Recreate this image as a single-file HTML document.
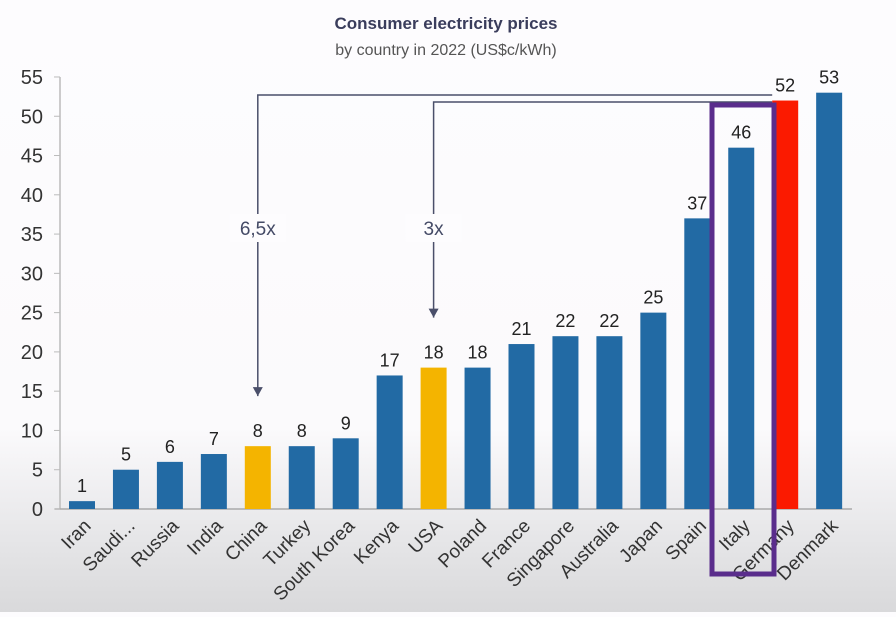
<!DOCTYPE html>
<html><head><meta charset="utf-8"><style>
html,body{margin:0;padding:0;}
body{width:896px;height:612px;overflow:hidden;background:linear-gradient(#fdfcfe 0%,#fbfafc 70%,#e6e6e8 88%,#d9d9db 100%);font-family:"Liberation Sans",sans-serif;}
</style></head><body>
<svg id="chart" width="896" height="612" xmlns="http://www.w3.org/2000/svg" font-family="Liberation Sans, sans-serif">
<text x="446" y="29" text-anchor="middle" font-size="17" font-weight="bold" fill="#3a3d5c">Consumer electricity prices</text>
<text x="446" y="55" text-anchor="middle" font-size="16" fill="#555">by country in 2022 (US$c/kWh)</text>
<g id="axes"></g><g id="bars"></g><g id="notes"></g>
</svg>
<script>
const categories=["Iran","Saudi...","Russia","India","China","Turkey","South Korea","Kenya","USA","Poland","France","Singapore","Australia","Japan","Spain","Italy","Germany","Denmark"];
const values=[1,5,6,7,8,8,9,17,18,18,21,22,22,25,37,46,52,53];
const colorsKey=["b","b","b","b","y","b","b","b","y","b","b","b","b","b","b","b","r","b"];
const yTicks=[0,5,10,15,20,25,30,35,40,45,50,55];
const NS="http://www.w3.org/2000/svg";
const y0=509,yScale=7.855,x0=82,step=43.95,bw=26;
const y=v=>y0-v*yScale, x=i=>x0+i*step;
const pal={b:"#226aa4",y:"#f4b400",r:"#fb1a00"};
function mk(t,a,p){const e=document.createElementNS(NS,t);for(const k in a)e.setAttribute(k,a[k]);p.appendChild(e);return e;}
const ax=document.getElementById('axes'),bars=document.getElementById('bars'),notes=document.getElementById('notes');
const yl=mk('line',{x1:60,x2:60,y1:y(55),y2:y0,stroke:"#bbb","stroke-width":1.5},ax);


const xl=mk('line',{x1:55,x2:852,y1:y0,y2:y0,stroke:"#aaa","stroke-width":1.5},ax);


yTicks.forEach(t=>{
 const tk=mk('line',{x1:54,x2:60,y1:y(t),y2:y(t),stroke:"#bbb"},ax);
 
 
 const tl=mk('text',{x:43,y:y(t)+7,"text-anchor":"end","font-size":20,fill:"#333"},ax);
 tl.textContent=t;
 
 
});
values.forEach((v,i)=>{
 const r=mk('rect',{x:x(i)-bw/2,y:y(v),width:bw,height:v*yScale,fill:pal[colorsKey[i]]},bars);
 
 
 const vl=mk('text',{x:x(i),y:y(v)-9,"text-anchor":"middle","font-size":18,fill:"#222"},bars);
 vl.textContent=v;
 
 
 const lx=x(i)+10,ly=y0+18;
 const cl=mk('text',{x:lx,y:ly,"text-anchor":"end","font-size":19,fill:"#333",transform:`rotate(-45 ${lx} ${ly})`},bars);
 cl.textContent=categories[i];
 
 
});
const gi=16,ci=4,ui=8;
function arrow(xi,yTop,yEnd,label,name){
 const p=mk('path',{d:`M${x(gi)-bw/2} ${yTop} H${x(xi)} V${yEnd}`,fill:"none",stroke:"#4a4f6a","stroke-width":1.5},notes);
 
 
 const h=mk('path',{d:`M${x(xi)-5} ${yEnd-9} L${x(xi)+5} ${yEnd-9} L${x(xi)} ${yEnd} Z`,fill:"#4a4f6a"},notes);
 
 
 mk('rect',{x:x(xi)-28,y:214,width:56,height:28,fill:"#fdfcfe"},notes);
 const t=mk('text',{x:x(xi),y:235,"text-anchor":"middle","font-size":19,fill:"#444a66"},notes);
 t.textContent=label;
 
 
}
arrow(ci,95,y(values[ci])-50,"6,5x","china-ratio");
arrow(ui,102,y(values[ui])-50,"3x","usa-ratio");
const hl=mk('rect',{x:712,y:105,width:62,height:469,fill:"none",stroke:"#5a2d8c","stroke-width":5},notes);


</script>
</body></html>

REQUEST: Transcribe the full listing character for character. Pictures are excluded.

TASK RESPONSE:
Recreate this image as a single-file HTML document.
<!DOCTYPE html>
<html><head><meta charset="utf-8"><style>
html,body{margin:0;padding:0;}
body{width:896px;height:612px;overflow:hidden;background:linear-gradient(#fdfcfe 0%,#fbfafc 70%,#e6e6e8 88%,#d9d9db 100%);font-family:"Liberation Sans",sans-serif;}
</style></head><body>
<svg id="chart" width="896" height="612" xmlns="http://www.w3.org/2000/svg" font-family="Liberation Sans, sans-serif">
<text x="446" y="29" text-anchor="middle" font-size="17" font-weight="bold" fill="#3a3d5c">Consumer electricity prices</text>
<text x="446" y="55" text-anchor="middle" font-size="16" fill="#555">by country in 2022 (US$c/kWh)</text>
<g id="axes"></g><g id="bars"></g><g id="notes"></g>
</svg>
<script>
const categories=["Iran","Saudi...","Russia","India","China","Turkey","South Korea","Kenya","USA","Poland","France","Singapore","Australia","Japan","Spain","Italy","Germany","Denmark"];
const values=[1,5,6,7,8,8,9,17,18,18,21,22,22,25,37,46,52,53];
const colorsKey=["b","b","b","b","y","b","b","b","y","b","b","b","b","b","b","b","r","b"];
const yTicks=[0,5,10,15,20,25,30,35,40,45,50,55];
const NS="http://www.w3.org/2000/svg";
const y0=509,yScale=7.855,x0=82,step=43.95,bw=26;
const y=v=>y0-v*yScale, x=i=>x0+i*step;
const pal={b:"#226aa4",y:"#f4b400",r:"#fb1a00"};
function mk(t,a,p){const e=document.createElementNS(NS,t);for(const k in a)e.setAttribute(k,a[k]);p.appendChild(e);return e;}
const ax=document.getElementById('axes'),bars=document.getElementById('bars'),notes=document.getElementById('notes');
const yl=mk('line',{x1:60,x2:60,y1:y(55),y2:y0,stroke:"#bbb","stroke-width":1.5},ax);


const xl=mk('line',{x1:55,x2:852,y1:y0,y2:y0,stroke:"#aaa","stroke-width":1.5},ax);


yTicks.forEach(t=>{
 const tk=mk('line',{x1:54,x2:60,y1:y(t),y2:y(t),stroke:"#bbb"},ax);
 
 
 const tl=mk('text',{x:43,y:y(t)+7,"text-anchor":"end","font-size":20,fill:"#333"},ax);
 tl.textContent=t;
 
 
});
values.forEach((v,i)=>{
 const r=mk('rect',{x:x(i)-bw/2,y:y(v),width:bw,height:v*yScale,fill:pal[colorsKey[i]]},bars);
 
 
 const vl=mk('text',{x:x(i),y:y(v)-9,"text-anchor":"middle","font-size":18,fill:"#222"},bars);
 vl.textContent=v;
 
 
 const lx=x(i)+10,ly=y0+18;
 const cl=mk('text',{x:lx,y:ly,"text-anchor":"end","font-size":19,fill:"#333",transform:`rotate(-45 ${lx} ${ly})`},bars);
 cl.textContent=categories[i];
 
 
});
const gi=16,ci=4,ui=8;
function arrow(xi,yTop,yEnd,label,name){
 const p=mk('path',{d:`M${x(gi)-bw/2} ${yTop} H${x(xi)} V${yEnd}`,fill:"none",stroke:"#4a4f6a","stroke-width":1.5},notes);
 
 
 const h=mk('path',{d:`M${x(xi)-5} ${yEnd-9} L${x(xi)+5} ${yEnd-9} L${x(xi)} ${yEnd} Z`,fill:"#4a4f6a"},notes);
 
 
 mk('rect',{x:x(xi)-28,y:214,width:56,height:28,fill:"#fdfcfe"},notes);
 const t=mk('text',{x:x(xi),y:235,"text-anchor":"middle","font-size":19,fill:"#444a66"},notes);
 t.textContent=label;
 
 
}
arrow(ci,95,y(values[ci])-50,"6,5x","china-ratio");
arrow(ui,102,y(values[ui])-50,"3x","usa-ratio");
const hl=mk('rect',{x:712,y:105,width:62,height:469,fill:"none",stroke:"#5a2d8c","stroke-width":5},notes);


</script>
</body></html>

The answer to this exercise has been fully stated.